人魚に恋する男を描く「横恋慕」 、猛獣に襲われる村の恐怖「羆」、タイムマシンで連れてきた古代人に美食をさせる「美食禍」、『時をかける少女』『パプリカ』など代表作の主人公たちが病床の作者を訪れる「プレイバック」などなど、巨匠がこれまで蓄積した技倆と思索の全てを注いだツツイ・ワールドにどっぷり浸れる怒濤的傑作ばかりです。

著者曰く「これがおそらくわが最後の作品集になるだろう」(編集者「信じていません!」)。筒井文学の主要登場人物が打ち揃う「プレイバック」をはじめ、巨匠がこれまで蓄積した技倆と思索の全てを注いだ、痙攣的笑い、恐怖とドタバタ、胸えぐる感涙、いつかの夢のごとき抒情などが横溢する圧倒的傑作掌篇小説集爆誕!

 

著者プロフィール

筒井康隆さん (C)新潮社

筒井康隆さん (C)新潮社

筒井康隆(つつい・やすたか)さんは、1934年生まれ、大阪市出身。1960年、SF同人誌〈NULL〉を創刊。この雑誌が江戸川乱歩に認められ「お助け」が〈宝石〉に転載される。

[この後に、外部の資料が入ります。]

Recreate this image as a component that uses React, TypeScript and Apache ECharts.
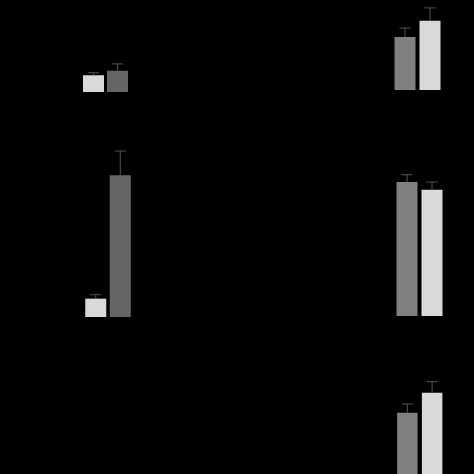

1965年、第1作品集『東海道戦争』を刊行。1981年『虚人たち』で泉鏡花文学賞、1987年『夢の木坂分岐点』で谷崎賞、1989年「ヨッパ谷への降下」で川端賞、1992年『朝のガスパール』で日本SF大賞、2000年『わたしのグランパ』で読売文学賞、2017年】『モナドの領域』で毎日芸術賞、2019年『筒井康隆、自作を語る』で星雲賞を受賞。

他の著作に『時をかける少女』『パプリカ』『残像に口紅を』『虚航船団』『七瀬ふたたび』『富豪刑事』『文学部唯野教授』『聖痕』などがある。